Aim of the exercise -> Transcribe the lines below verbatim, skipping the images.

(Records from a data source)
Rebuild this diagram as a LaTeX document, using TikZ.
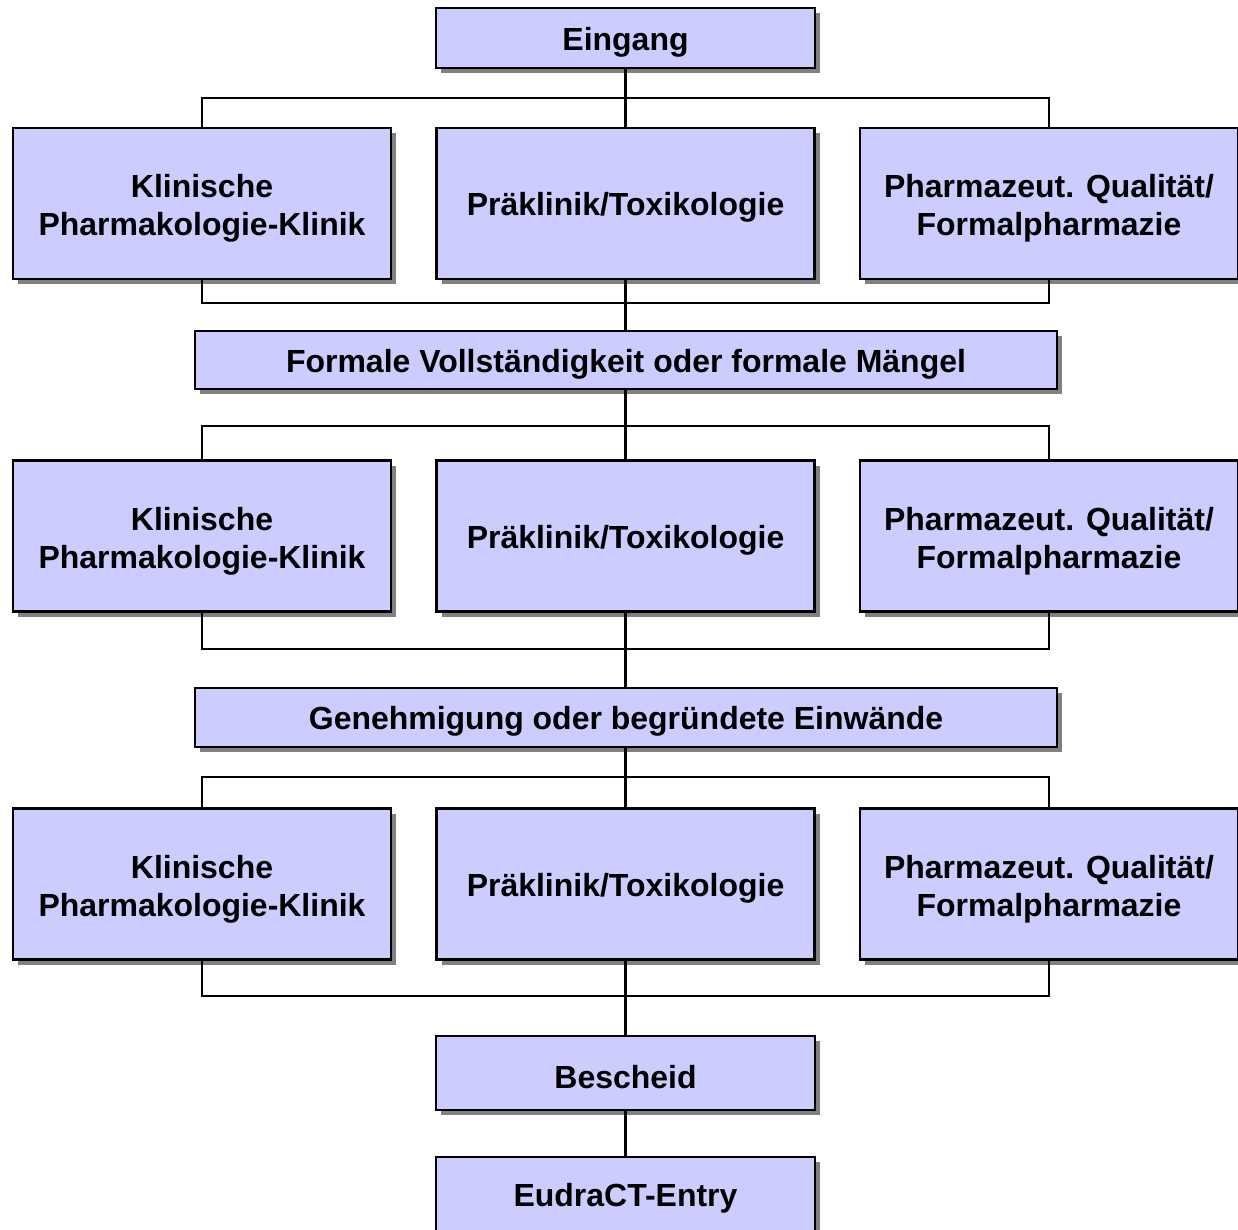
\documentclass[tikz,border=0pt]{standalone}
\usepackage{fontspec}
\setmainfont{Liberation Sans}
\usepackage{tikz}
\usetikzlibrary{shadows}
\definecolor{boxfill}{RGB}{204,204,255}
\newcommand{\topstrut}{\rule{0pt}{19pt}}

\tikzset{
    box/.style={draw=black, line width=1.3pt, fill=boxfill, inner sep=0pt, align=center,
        font=\fontsize{18.2}{21.5}\selectfont\bfseries,
        execute at begin node={\rule{0pt}{18pt}},
        drop shadow={shadow xshift=0.1cm, shadow yshift=-0.1cm, fill=black!50, opacity=1}},
    row/.style={box, minimum width=378*0.02cm, minimum height=151*0.02cm},
    link/.style={line width=1.3pt}
}

\begin{document}
\begin{tikzpicture}[x=0.02cm, y=-0.02cm]
    \useasboundingbox (0, 0) rectangle (1238, 1230);
    \node[box, minimum width=379*0.02cm, minimum height=60*0.02cm] (ein) at (625.5, 38) {Eingang};
    \node[row] (kl1) at (202, 203.5) {\topstrut Klinische\\Pharmakologie-Klinik};
    \node[row] (pk1) at (625.5, 203.5) {Präklinik/Toxikologie};
    \node[row] (ph1) at (1049, 203.5) {\topstrut Pharmazeut. Qualität/\\Formalpharmazie};
    \node[box, minimum width=862*0.02cm, minimum height=58*0.02cm] (form) at (626, 360) {Formale Vollständigkeit oder formale Mängel};
    \node[row] (kl2) at (202, 536) {\topstrut Klinische\\Pharmakologie-Klinik};
    \node[row] (pk2) at (625.5, 536) {Präklinik/Toxikologie};
    \node[row] (ph2) at (1049, 536) {\topstrut Pharmazeut. Qualität/\\Formalpharmazie};
    \node[box, minimum width=862*0.02cm, minimum height=59*0.02cm] (gen) at (626, 717.5) {Genehmigung oder begründete Einwände};
    \node[row] (kl3) at (202, 884) {\topstrut Klinische\\Pharmakologie-Klinik};
    \node[row] (pk3) at (625.5, 884) {Präklinik/Toxikologie};
    \node[row] (ph3) at (1049, 884) {\topstrut Pharmazeut. Qualität/\\Formalpharmazie};
    \node[box, minimum width=379*0.02cm, minimum height=74*0.02cm] (bes) at (625.5, 1073) {Bescheid};
    \node[box, minimum width=379*0.02cm, minimum height=74*0.02cm] (eud) at (625.5, 1194) {EudraCT-Entry};
    % bus levels
    \coordinate (t1) at (625.5, 98);
    \coordinate (b1) at (625.5, 303);
    \coordinate (t2) at (625.5, 426);
    \coordinate (b2) at (625.5, 649);
    \coordinate (t3) at (625.5, 777);
    \coordinate (b3) at (625.5, 996);
    \draw[link] (ein.south) -- (t1) -- (pk1.north);
    \draw[link] (kl1.north) |- (t1) -| (ph1.north);
    \draw[link] (pk1.south) -- (b1) -- (form.north -| b1);
    \draw[link] (kl1.south) |- (b1) -| (ph1.south);
    \draw[link] (form.south -| t2) -- (t2) -- (pk2.north);
    \draw[link] (kl2.north) |- (t2) -| (ph2.north);
    \draw[link] (pk2.south) -- (b2) -- (gen.north -| b2);
    \draw[link] (kl2.south) |- (b2) -| (ph2.south);
    \draw[link] (gen.south -| t3) -- (t3) -- (pk3.north);
    \draw[link] (kl3.north) |- (t3) -| (ph3.north);
    \draw[link] (pk3.south) -- (b3) -- (bes.north);
    \draw[link] (kl3.south) |- (b3) -| (ph3.south);
    \draw[link] (bes.south) -- (eud.north);
\end{tikzpicture}
\end{document}
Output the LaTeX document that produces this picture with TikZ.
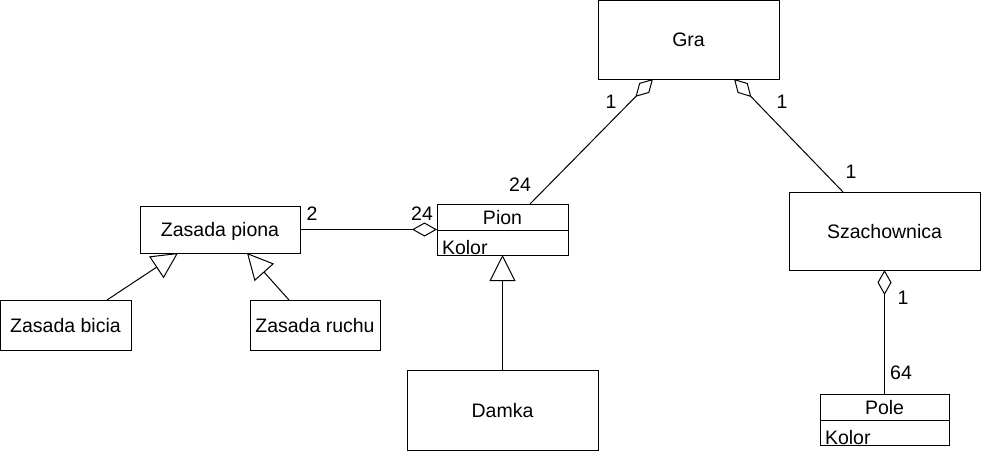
\documentclass[tikz,border=0pt]{standalone}
\usepackage{fontspec}
\setmainfont{Liberation Sans}
\usetikzlibrary{arrows.meta, positioning}

\begin{document}
\begin{tikzpicture}[x=1pt, y=-1pt, line width=1pt, font=\fontsize{19.5}{23}\selectfont,
    box/.style={draw, rectangle, inner sep=0pt, outer sep=0pt, text depth=0pt},
    attr/.style={draw, rectangle, outer sep=0pt, inner xsep=5pt, inner ysep=1pt,
                 text height=23pt, text depth=0pt, align=left},
    mult/.style={inner sep=0pt},
    agg/.style={-{Diamond[open, length=25pt, width=14pt]}},
    inherit/.style={-{Triangle[open, length=26pt, width=26pt]}}]
     \useasboundingbox (0,0) rectangle (981,451);

     \node[box, minimum width=181pt, minimum height=79pt]  (gra)    at (688.5,39.5) {Gra};
     \node[box, minimum width=191pt, minimum height=78pt]  (szach)  at (884.5,231)  {Szachownica};
     \node[box, minimum width=160pt, minimum height=47pt]  (zpiona) at (220,229.5)  {Zasada piona};
     \node[box, minimum width=131pt, minimum height=50pt]  (bicia)  at (65.5,325)   {Zasada bicia};
     \node[box, minimum width=130pt, minimum height=50pt]  (ruchu)  at (315,325)    {Zasada ruchu};
     \node[box, minimum width=191pt, minimum height=80pt]  (damka)  at (502.5,410)  {Damka};
     \node[box, minimum width=131pt, minimum height=26pt]  (pion)   at (502.5,217)  {Pion};
     \node[attr, text width=121pt] (pion kolor) [below=0pt of pion] {Kolor};
     \node[box, minimum width=129pt, minimum height=26pt]  (pole)   at (884.5,407)  {Pole};
     \node[attr, text width=119pt] (pole kolor) [below=0pt of pole] {Kolor};

     % multiplicities
     \node[mult] (m gra pion)   at (611,102) {1};
     \node[mult] (m pion gra)   at (520,185) {24};
     \node[mult] (m gra szach)  at (782,102) {1};
     \node[mult] (m szach gra)  at (851,172) {1};
     \node[mult] (m zasada)     at (312,214) {2};
     \node[mult] (m pion zas)   at (422,214) {24};
     \node[mult] (m szach pole) at (903,298) {1};
     \node[mult] (m pole szach) at (901,373) {64};

     \path[agg] ([xshift=-38pt]pion.north east)  edge ([xshift=55pt]gra.south west)
                ([xshift=54pt]szach.north west)  edge ([xshift=-45pt]gra.south east)
                (zpiona.east)                    edge (zpiona.east -| pion.west)
                (pole.north)                     edge (szach.south);
     \path[inherit] ([xshift=-24pt]bicia.north east) edge ([xshift=38pt]zpiona.south west)
                    ([xshift=39pt]ruchu.north west)  edge ([xshift=107pt]zpiona.south west)
                    (damka.north)                    edge (pion kolor.south);
\end{tikzpicture}
\end{document}
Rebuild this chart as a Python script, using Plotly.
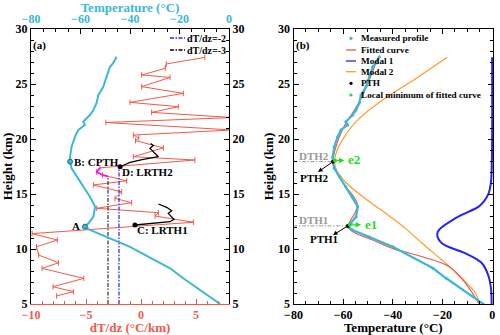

Exercise result ->
Rebuild this diagram as a LaTeX document, using TikZ.
\documentclass[tikz,border=0pt]{standalone}
\usepackage{fontspec}
\setmainfont{Liberation Sans}
\usepackage{tikz}
\usetikzlibrary{shadows}
\definecolor{boxfill}{RGB}{204,204,255}
\newcommand{\topstrut}{\rule{0pt}{19pt}}

\tikzset{
    box/.style={draw=black, line width=1.3pt, fill=boxfill, inner sep=0pt, align=center,
        font=\fontsize{18.2}{21.5}\selectfont\bfseries,
        execute at begin node={\rule{0pt}{18pt}},
        drop shadow={shadow xshift=0.1cm, shadow yshift=-0.1cm, fill=black!50, opacity=1}},
    row/.style={box, minimum width=378*0.02cm, minimum height=151*0.02cm},
    link/.style={line width=1.3pt}
}

\begin{document}
\begin{tikzpicture}[x=0.02cm, y=-0.02cm]
    \useasboundingbox (0, 0) rectangle (1238, 1230);
    \node[box, minimum width=379*0.02cm, minimum height=60*0.02cm] (ein) at (625.5, 38) {Eingang};
    \node[row] (kl1) at (202, 203.5) {\topstrut Klinische\\Pharmakologie-Klinik};
    \node[row] (pk1) at (625.5, 203.5) {Präklinik/Toxikologie};
    \node[row] (ph1) at (1049, 203.5) {\topstrut Pharmazeut. Qualität/\\Formalpharmazie};
    \node[box, minimum width=862*0.02cm, minimum height=58*0.02cm] (form) at (626, 360) {Formale Vollständigkeit oder formale Mängel};
    \node[row] (kl2) at (202, 536) {\topstrut Klinische\\Pharmakologie-Klinik};
    \node[row] (pk2) at (625.5, 536) {Präklinik/Toxikologie};
    \node[row] (ph2) at (1049, 536) {\topstrut Pharmazeut. Qualität/\\Formalpharmazie};
    \node[box, minimum width=862*0.02cm, minimum height=59*0.02cm] (gen) at (626, 717.5) {Genehmigung oder begründete Einwände};
    \node[row] (kl3) at (202, 884) {\topstrut Klinische\\Pharmakologie-Klinik};
    \node[row] (pk3) at (625.5, 884) {Präklinik/Toxikologie};
    \node[row] (ph3) at (1049, 884) {\topstrut Pharmazeut. Qualität/\\Formalpharmazie};
    \node[box, minimum width=379*0.02cm, minimum height=74*0.02cm] (bes) at (625.5, 1073) {Bescheid};
    \node[box, minimum width=379*0.02cm, minimum height=74*0.02cm] (eud) at (625.5, 1194) {EudraCT-Entry};
    % bus levels
    \coordinate (t1) at (625.5, 98);
    \coordinate (b1) at (625.5, 303);
    \coordinate (t2) at (625.5, 426);
    \coordinate (b2) at (625.5, 649);
    \coordinate (t3) at (625.5, 777);
    \coordinate (b3) at (625.5, 996);
    \draw[link] (ein.south) -- (t1) -- (pk1.north);
    \draw[link] (kl1.north) |- (t1) -| (ph1.north);
    \draw[link] (pk1.south) -- (b1) -- (form.north -| b1);
    \draw[link] (kl1.south) |- (b1) -| (ph1.south);
    \draw[link] (form.south -| t2) -- (t2) -- (pk2.north);
    \draw[link] (kl2.north) |- (t2) -| (ph2.north);
    \draw[link] (pk2.south) -- (b2) -- (gen.north -| b2);
    \draw[link] (kl2.south) |- (b2) -| (ph2.south);
    \draw[link] (gen.south -| t3) -- (t3) -- (pk3.north);
    \draw[link] (kl3.north) |- (t3) -| (ph3.north);
    \draw[link] (pk3.south) -- (b3) -- (bes.north);
    \draw[link] (kl3.south) |- (b3) -| (ph3.south);
    \draw[link] (bes.south) -- (eud.north);
\end{tikzpicture}
\end{document}
Output the LaTeX document that produces this picture with TikZ.
\documentclass[tikz,border=0pt]{standalone}
\usepackage{fontspec}
\setmainfont{Liberation Sans}
\usetikzlibrary{arrows.meta, positioning}

\begin{document}
\begin{tikzpicture}[x=1pt, y=-1pt, line width=1pt, font=\fontsize{19.5}{23}\selectfont,
    box/.style={draw, rectangle, inner sep=0pt, outer sep=0pt, text depth=0pt},
    attr/.style={draw, rectangle, outer sep=0pt, inner xsep=5pt, inner ysep=1pt,
                 text height=23pt, text depth=0pt, align=left},
    mult/.style={inner sep=0pt},
    agg/.style={-{Diamond[open, length=25pt, width=14pt]}},
    inherit/.style={-{Triangle[open, length=26pt, width=26pt]}}]
     \useasboundingbox (0,0) rectangle (981,451);

     \node[box, minimum width=181pt, minimum height=79pt]  (gra)    at (688.5,39.5) {Gra};
     \node[box, minimum width=191pt, minimum height=78pt]  (szach)  at (884.5,231)  {Szachownica};
     \node[box, minimum width=160pt, minimum height=47pt]  (zpiona) at (220,229.5)  {Zasada piona};
     \node[box, minimum width=131pt, minimum height=50pt]  (bicia)  at (65.5,325)   {Zasada bicia};
     \node[box, minimum width=130pt, minimum height=50pt]  (ruchu)  at (315,325)    {Zasada ruchu};
     \node[box, minimum width=191pt, minimum height=80pt]  (damka)  at (502.5,410)  {Damka};
     \node[box, minimum width=131pt, minimum height=26pt]  (pion)   at (502.5,217)  {Pion};
     \node[attr, text width=121pt] (pion kolor) [below=0pt of pion] {Kolor};
     \node[box, minimum width=129pt, minimum height=26pt]  (pole)   at (884.5,407)  {Pole};
     \node[attr, text width=119pt] (pole kolor) [below=0pt of pole] {Kolor};

     % multiplicities
     \node[mult] (m gra pion)   at (611,102) {1};
     \node[mult] (m pion gra)   at (520,185) {24};
     \node[mult] (m gra szach)  at (782,102) {1};
     \node[mult] (m szach gra)  at (851,172) {1};
     \node[mult] (m zasada)     at (312,214) {2};
     \node[mult] (m pion zas)   at (422,214) {24};
     \node[mult] (m szach pole) at (903,298) {1};
     \node[mult] (m pole szach) at (901,373) {64};

     \path[agg] ([xshift=-38pt]pion.north east)  edge ([xshift=55pt]gra.south west)
                ([xshift=54pt]szach.north west)  edge ([xshift=-45pt]gra.south east)
                (zpiona.east)                    edge (zpiona.east -| pion.west)
                (pole.north)                     edge (szach.south);
     \path[inherit] ([xshift=-24pt]bicia.north east) edge ([xshift=38pt]zpiona.south west)
                    ([xshift=39pt]ruchu.north west)  edge ([xshift=107pt]zpiona.south west)
                    (damka.north)                    edge (pion kolor.south);
\end{tikzpicture}
\end{document}
Rebuild this chart as a Python script, using Plotly.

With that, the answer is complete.